**The task:** Make an exact transcription of the material, leaving out all images.

**Recorded information:**
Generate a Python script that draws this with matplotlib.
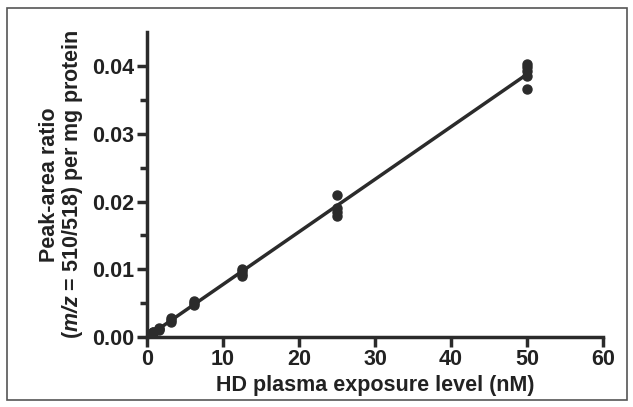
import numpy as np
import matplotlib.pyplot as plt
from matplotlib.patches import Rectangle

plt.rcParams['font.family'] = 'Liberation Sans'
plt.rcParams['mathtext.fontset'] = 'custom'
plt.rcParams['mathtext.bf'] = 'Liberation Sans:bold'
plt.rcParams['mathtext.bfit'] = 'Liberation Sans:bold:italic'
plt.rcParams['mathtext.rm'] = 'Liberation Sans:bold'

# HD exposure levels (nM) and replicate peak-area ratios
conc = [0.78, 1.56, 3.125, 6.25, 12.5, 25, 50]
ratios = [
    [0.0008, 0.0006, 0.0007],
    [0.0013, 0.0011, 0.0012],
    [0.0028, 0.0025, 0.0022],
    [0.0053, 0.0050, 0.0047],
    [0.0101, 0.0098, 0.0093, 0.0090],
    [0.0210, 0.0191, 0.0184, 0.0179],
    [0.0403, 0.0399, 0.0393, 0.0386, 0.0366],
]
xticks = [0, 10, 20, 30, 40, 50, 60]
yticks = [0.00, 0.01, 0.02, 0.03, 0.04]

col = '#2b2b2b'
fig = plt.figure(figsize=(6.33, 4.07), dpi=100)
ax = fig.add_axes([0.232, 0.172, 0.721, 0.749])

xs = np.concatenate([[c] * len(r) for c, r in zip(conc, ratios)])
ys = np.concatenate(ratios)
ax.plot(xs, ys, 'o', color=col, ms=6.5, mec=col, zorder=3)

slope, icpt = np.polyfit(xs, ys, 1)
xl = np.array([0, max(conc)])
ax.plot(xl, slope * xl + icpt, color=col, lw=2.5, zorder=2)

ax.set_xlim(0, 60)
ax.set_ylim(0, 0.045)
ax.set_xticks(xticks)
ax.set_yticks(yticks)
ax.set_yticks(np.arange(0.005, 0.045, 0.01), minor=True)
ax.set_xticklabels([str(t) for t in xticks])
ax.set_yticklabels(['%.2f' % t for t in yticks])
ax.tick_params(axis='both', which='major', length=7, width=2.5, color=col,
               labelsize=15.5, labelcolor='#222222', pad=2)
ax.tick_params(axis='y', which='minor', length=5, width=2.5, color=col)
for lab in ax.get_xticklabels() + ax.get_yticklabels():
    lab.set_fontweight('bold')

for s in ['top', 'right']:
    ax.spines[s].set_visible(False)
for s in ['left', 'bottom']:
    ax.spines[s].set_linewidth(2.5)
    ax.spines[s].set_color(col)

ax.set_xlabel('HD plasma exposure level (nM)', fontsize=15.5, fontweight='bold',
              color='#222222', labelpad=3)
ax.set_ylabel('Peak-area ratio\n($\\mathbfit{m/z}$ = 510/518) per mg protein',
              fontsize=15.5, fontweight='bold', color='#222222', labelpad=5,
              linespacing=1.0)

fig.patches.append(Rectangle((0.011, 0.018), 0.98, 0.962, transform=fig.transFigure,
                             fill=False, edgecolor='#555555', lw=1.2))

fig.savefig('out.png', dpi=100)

**Written solution:**
Generate a Python script that draws this with matplotlib.
import numpy as np
import matplotlib.pyplot as plt
from matplotlib.patches import Rectangle

plt.rcParams['font.family'] = 'Liberation Sans'
plt.rcParams['mathtext.fontset'] = 'custom'
plt.rcParams['mathtext.bf'] = 'Liberation Sans:bold'
plt.rcParams['mathtext.bfit'] = 'Liberation Sans:bold:italic'
plt.rcParams['mathtext.rm'] = 'Liberation Sans:bold'

# HD exposure levels (nM) and replicate peak-area ratios
conc = [0.78, 1.56, 3.125, 6.25, 12.5, 25, 50]
ratios = [
    [0.0008, 0.0006, 0.0007],
    [0.0013, 0.0011, 0.0012],
    [0.0028, 0.0025, 0.0022],
    [0.0053, 0.0050, 0.0047],
    [0.0101, 0.0098, 0.0093, 0.0090],
    [0.0210, 0.0191, 0.0184, 0.0179],
    [0.0403, 0.0399, 0.0393, 0.0386, 0.0366],
]
xticks = [0, 10, 20, 30, 40, 50, 60]
yticks = [0.00, 0.01, 0.02, 0.03, 0.04]

col = '#2b2b2b'
fig = plt.figure(figsize=(6.33, 4.07), dpi=100)
ax = fig.add_axes([0.232, 0.172, 0.721, 0.749])

xs = np.concatenate([[c] * len(r) for c, r in zip(conc, ratios)])
ys = np.concatenate(ratios)
ax.plot(xs, ys, 'o', color=col, ms=6.5, mec=col, zorder=3)

slope, icpt = np.polyfit(xs, ys, 1)
xl = np.array([0, max(conc)])
ax.plot(xl, slope * xl + icpt, color=col, lw=2.5, zorder=2)

ax.set_xlim(0, 60)
ax.set_ylim(0, 0.045)
ax.set_xticks(xticks)
ax.set_yticks(yticks)
ax.set_yticks(np.arange(0.005, 0.045, 0.01), minor=True)
ax.set_xticklabels([str(t) for t in xticks])
ax.set_yticklabels(['%.2f' % t for t in yticks])
ax.tick_params(axis='both', which='major', length=7, width=2.5, color=col,
               labelsize=15.5, labelcolor='#222222', pad=2)
ax.tick_params(axis='y', which='minor', length=5, width=2.5, color=col)
for lab in ax.get_xticklabels() + ax.get_yticklabels():
    lab.set_fontweight('bold')

for s in ['top', 'right']:
    ax.spines[s].set_visible(False)
for s in ['left', 'bottom']:
    ax.spines[s].set_linewidth(2.5)
    ax.spines[s].set_color(col)

ax.set_xlabel('HD plasma exposure level (nM)', fontsize=15.5, fontweight='bold',
              color='#222222', labelpad=3)
ax.set_ylabel('Peak-area ratio\n($\\mathbfit{m/z}$ = 510/518) per mg protein',
              fontsize=15.5, fontweight='bold', color='#222222', labelpad=5,
              linespacing=1.0)

fig.patches.append(Rectangle((0.011, 0.018), 0.98, 0.962, transform=fig.transFigure,
                             fill=False, edgecolor='#555555', lw=1.2))

fig.savefig('out.png', dpi=100)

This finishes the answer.